Retype nothing but the lines from the start of the material up to and including the line with "const T_STEP = 2;". Pictures don't belong in the copy.

== Data segment ==

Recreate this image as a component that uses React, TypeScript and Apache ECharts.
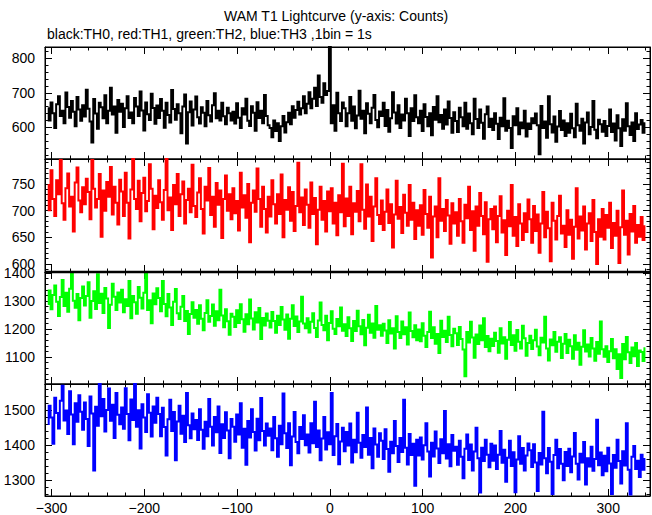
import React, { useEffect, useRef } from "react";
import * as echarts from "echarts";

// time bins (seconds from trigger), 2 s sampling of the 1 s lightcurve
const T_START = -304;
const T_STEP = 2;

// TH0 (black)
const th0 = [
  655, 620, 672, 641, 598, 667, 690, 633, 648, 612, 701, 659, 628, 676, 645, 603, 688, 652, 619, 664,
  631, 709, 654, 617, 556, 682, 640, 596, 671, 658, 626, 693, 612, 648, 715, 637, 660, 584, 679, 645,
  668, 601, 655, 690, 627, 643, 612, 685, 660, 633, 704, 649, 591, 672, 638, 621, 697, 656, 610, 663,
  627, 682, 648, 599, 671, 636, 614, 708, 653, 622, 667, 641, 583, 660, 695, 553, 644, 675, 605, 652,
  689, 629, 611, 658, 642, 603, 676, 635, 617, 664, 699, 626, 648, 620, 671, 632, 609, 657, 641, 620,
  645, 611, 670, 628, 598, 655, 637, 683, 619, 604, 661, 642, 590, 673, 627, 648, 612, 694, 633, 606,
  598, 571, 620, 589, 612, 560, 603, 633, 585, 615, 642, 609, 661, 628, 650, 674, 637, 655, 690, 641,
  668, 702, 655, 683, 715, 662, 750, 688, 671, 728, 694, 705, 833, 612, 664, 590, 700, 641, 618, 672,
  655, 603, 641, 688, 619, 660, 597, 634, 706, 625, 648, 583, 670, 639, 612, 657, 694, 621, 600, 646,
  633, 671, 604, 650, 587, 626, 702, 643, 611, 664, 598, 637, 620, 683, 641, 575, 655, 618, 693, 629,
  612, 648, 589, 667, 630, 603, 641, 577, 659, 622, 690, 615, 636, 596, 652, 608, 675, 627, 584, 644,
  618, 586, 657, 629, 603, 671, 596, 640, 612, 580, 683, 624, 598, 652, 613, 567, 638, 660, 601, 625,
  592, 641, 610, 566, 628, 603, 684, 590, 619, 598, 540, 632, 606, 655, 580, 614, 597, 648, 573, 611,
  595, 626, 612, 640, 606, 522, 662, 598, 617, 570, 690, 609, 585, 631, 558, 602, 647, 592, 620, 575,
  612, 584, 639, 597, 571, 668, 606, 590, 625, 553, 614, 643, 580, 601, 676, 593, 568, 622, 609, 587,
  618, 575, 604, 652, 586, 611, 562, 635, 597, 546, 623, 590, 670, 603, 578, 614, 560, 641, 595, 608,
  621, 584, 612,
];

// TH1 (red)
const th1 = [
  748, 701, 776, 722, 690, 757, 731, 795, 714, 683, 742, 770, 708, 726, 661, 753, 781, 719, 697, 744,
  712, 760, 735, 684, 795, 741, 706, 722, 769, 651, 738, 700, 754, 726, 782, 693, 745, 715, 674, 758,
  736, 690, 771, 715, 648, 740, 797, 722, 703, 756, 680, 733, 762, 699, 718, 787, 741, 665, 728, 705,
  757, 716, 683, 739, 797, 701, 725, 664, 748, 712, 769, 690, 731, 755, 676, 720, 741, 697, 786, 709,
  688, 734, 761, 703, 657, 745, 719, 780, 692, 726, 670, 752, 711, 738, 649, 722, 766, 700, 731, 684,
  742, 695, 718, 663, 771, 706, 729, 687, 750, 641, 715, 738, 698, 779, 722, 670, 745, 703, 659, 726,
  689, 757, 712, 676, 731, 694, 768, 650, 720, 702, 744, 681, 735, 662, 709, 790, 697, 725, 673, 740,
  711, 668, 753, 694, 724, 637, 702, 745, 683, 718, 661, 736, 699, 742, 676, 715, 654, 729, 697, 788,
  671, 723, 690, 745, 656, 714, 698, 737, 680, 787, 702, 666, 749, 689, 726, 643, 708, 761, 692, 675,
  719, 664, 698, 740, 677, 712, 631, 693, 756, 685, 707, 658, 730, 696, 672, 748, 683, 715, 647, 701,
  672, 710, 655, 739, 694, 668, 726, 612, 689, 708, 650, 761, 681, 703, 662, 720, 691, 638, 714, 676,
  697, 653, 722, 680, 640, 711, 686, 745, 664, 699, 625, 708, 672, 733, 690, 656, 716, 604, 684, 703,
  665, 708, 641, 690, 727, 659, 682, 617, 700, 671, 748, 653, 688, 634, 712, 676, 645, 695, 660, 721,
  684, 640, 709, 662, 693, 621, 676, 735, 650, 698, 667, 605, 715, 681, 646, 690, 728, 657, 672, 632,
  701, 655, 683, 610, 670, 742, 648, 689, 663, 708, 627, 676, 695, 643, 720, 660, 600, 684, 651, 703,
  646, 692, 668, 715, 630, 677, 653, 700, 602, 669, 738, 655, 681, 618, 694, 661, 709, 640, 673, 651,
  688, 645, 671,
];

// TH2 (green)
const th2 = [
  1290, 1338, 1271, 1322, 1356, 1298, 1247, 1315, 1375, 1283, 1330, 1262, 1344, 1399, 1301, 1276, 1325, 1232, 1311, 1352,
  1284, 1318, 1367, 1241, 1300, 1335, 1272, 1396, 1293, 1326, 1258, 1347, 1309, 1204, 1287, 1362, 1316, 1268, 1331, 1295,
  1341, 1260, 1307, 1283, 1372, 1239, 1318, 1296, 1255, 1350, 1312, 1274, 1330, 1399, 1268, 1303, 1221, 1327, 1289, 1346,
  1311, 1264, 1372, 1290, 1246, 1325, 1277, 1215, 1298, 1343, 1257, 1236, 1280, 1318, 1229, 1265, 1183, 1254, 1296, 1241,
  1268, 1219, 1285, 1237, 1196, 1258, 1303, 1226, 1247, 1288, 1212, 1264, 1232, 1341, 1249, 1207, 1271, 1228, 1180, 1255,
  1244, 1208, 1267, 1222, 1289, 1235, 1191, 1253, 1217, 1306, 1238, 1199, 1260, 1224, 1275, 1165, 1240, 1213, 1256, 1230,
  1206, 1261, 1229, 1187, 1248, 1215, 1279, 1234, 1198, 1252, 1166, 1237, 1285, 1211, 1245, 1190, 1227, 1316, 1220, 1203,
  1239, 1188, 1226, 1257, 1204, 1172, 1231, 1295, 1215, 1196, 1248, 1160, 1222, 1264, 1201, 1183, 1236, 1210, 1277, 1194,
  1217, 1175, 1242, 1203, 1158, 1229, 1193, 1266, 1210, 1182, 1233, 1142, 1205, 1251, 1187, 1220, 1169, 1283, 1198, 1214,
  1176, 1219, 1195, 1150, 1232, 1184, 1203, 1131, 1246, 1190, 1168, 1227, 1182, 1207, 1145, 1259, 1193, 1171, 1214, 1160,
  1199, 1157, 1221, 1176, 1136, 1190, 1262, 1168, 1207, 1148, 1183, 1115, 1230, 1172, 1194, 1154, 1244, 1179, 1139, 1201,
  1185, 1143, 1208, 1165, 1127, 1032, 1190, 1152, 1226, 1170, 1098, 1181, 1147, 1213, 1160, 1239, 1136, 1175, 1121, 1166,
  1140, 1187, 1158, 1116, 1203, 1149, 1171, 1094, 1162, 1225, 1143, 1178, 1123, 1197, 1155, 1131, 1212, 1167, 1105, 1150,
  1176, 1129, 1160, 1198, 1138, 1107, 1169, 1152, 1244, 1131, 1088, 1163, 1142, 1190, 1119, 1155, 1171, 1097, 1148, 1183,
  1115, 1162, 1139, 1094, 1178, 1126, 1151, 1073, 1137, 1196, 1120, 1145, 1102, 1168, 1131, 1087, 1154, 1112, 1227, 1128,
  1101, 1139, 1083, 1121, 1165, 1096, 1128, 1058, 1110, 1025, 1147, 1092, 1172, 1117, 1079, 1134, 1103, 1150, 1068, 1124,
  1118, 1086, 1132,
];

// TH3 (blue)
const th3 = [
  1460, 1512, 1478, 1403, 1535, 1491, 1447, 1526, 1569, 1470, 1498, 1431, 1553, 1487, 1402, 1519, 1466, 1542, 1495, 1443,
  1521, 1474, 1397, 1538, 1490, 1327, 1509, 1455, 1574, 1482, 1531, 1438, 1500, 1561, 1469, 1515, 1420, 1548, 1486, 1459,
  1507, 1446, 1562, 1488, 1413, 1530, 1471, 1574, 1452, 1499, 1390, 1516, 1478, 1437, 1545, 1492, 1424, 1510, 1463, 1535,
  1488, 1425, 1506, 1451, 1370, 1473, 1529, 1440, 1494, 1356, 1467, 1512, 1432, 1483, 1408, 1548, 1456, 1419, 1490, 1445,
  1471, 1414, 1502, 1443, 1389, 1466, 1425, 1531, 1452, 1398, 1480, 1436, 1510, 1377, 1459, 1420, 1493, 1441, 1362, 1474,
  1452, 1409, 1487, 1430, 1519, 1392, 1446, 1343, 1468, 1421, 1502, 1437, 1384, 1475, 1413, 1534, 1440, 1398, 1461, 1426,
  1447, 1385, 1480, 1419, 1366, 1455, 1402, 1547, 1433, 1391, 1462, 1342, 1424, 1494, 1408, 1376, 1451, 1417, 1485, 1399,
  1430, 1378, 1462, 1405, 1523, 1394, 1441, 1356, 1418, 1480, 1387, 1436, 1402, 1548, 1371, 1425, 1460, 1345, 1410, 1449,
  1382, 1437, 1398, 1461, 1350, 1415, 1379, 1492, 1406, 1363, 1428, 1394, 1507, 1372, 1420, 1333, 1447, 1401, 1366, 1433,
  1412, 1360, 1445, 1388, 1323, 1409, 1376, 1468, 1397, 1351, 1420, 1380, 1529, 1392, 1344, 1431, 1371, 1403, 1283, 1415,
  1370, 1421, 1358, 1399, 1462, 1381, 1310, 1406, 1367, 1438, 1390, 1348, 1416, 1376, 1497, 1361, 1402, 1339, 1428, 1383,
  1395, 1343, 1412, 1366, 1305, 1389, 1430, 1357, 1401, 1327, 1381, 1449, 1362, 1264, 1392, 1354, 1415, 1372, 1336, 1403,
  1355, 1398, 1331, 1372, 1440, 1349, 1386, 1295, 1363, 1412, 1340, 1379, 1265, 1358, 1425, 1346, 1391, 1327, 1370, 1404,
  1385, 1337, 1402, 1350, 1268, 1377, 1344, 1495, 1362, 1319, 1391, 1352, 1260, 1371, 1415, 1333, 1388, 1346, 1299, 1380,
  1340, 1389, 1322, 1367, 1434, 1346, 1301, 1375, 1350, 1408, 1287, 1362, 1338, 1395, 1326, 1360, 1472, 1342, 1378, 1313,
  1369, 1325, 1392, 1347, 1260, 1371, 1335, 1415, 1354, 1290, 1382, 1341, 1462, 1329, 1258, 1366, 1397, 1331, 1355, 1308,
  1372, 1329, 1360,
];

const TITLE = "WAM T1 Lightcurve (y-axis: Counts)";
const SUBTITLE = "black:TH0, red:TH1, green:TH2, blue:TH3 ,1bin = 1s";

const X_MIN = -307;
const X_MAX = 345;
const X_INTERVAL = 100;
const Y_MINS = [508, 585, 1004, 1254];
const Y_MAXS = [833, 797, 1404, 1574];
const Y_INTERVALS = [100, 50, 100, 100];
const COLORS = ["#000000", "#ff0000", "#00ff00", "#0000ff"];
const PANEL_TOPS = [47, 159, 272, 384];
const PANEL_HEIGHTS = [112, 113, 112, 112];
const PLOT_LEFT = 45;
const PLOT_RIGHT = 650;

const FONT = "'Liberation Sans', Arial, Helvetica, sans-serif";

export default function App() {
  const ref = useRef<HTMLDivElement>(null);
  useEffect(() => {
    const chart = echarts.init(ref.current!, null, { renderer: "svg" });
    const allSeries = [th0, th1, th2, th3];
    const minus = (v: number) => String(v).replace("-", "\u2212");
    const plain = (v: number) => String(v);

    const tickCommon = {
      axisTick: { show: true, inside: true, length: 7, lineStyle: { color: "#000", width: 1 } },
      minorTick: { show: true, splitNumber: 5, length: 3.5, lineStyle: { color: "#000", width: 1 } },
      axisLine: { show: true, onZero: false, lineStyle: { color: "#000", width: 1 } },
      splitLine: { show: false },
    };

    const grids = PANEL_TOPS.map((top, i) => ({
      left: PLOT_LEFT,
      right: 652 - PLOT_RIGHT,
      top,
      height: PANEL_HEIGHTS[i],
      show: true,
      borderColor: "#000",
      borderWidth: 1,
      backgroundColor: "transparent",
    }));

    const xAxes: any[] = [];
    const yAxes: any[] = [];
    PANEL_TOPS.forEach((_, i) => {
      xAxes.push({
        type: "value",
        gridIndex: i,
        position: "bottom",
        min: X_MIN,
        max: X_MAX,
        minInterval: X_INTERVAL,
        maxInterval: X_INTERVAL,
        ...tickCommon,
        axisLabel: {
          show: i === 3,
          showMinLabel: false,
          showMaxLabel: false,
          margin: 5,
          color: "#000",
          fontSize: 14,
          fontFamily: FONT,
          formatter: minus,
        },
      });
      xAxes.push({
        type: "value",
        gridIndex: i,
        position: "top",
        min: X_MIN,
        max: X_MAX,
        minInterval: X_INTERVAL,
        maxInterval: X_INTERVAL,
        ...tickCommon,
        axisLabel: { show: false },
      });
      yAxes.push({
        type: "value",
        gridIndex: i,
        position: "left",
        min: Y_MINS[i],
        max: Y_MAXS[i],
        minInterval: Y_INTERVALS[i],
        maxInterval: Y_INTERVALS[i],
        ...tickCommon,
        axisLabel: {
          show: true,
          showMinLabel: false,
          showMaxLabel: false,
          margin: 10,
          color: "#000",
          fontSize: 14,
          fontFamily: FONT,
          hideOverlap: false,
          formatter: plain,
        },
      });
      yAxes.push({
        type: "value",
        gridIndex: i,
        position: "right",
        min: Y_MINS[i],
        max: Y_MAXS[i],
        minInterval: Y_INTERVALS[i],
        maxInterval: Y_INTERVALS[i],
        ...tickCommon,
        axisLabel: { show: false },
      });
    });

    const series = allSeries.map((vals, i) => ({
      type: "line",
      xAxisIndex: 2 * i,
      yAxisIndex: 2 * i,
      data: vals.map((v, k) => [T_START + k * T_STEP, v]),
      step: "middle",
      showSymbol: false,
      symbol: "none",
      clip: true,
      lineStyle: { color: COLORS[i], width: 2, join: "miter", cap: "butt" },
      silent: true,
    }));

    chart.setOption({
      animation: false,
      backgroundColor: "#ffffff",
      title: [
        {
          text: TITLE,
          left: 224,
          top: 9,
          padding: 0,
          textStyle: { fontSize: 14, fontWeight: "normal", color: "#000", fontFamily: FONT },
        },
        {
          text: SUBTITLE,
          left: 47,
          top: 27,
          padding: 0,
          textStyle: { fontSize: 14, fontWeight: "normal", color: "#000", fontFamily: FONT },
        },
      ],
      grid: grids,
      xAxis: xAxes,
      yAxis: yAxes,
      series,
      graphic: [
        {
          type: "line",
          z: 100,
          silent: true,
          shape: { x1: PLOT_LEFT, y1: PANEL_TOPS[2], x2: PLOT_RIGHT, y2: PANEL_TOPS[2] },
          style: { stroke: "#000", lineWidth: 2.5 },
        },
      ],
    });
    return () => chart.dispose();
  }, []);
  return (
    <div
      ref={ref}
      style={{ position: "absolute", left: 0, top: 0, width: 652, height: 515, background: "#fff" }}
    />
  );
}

===

Response to this task
Recreate this image as a component that uses React, TypeScript and Apache ECharts.
import React, { useEffect, useRef } from "react";
import * as echarts from "echarts";

// time bins (seconds from trigger), 2 s sampling of the 1 s lightcurve
const T_START = -304;
const T_STEP = 2;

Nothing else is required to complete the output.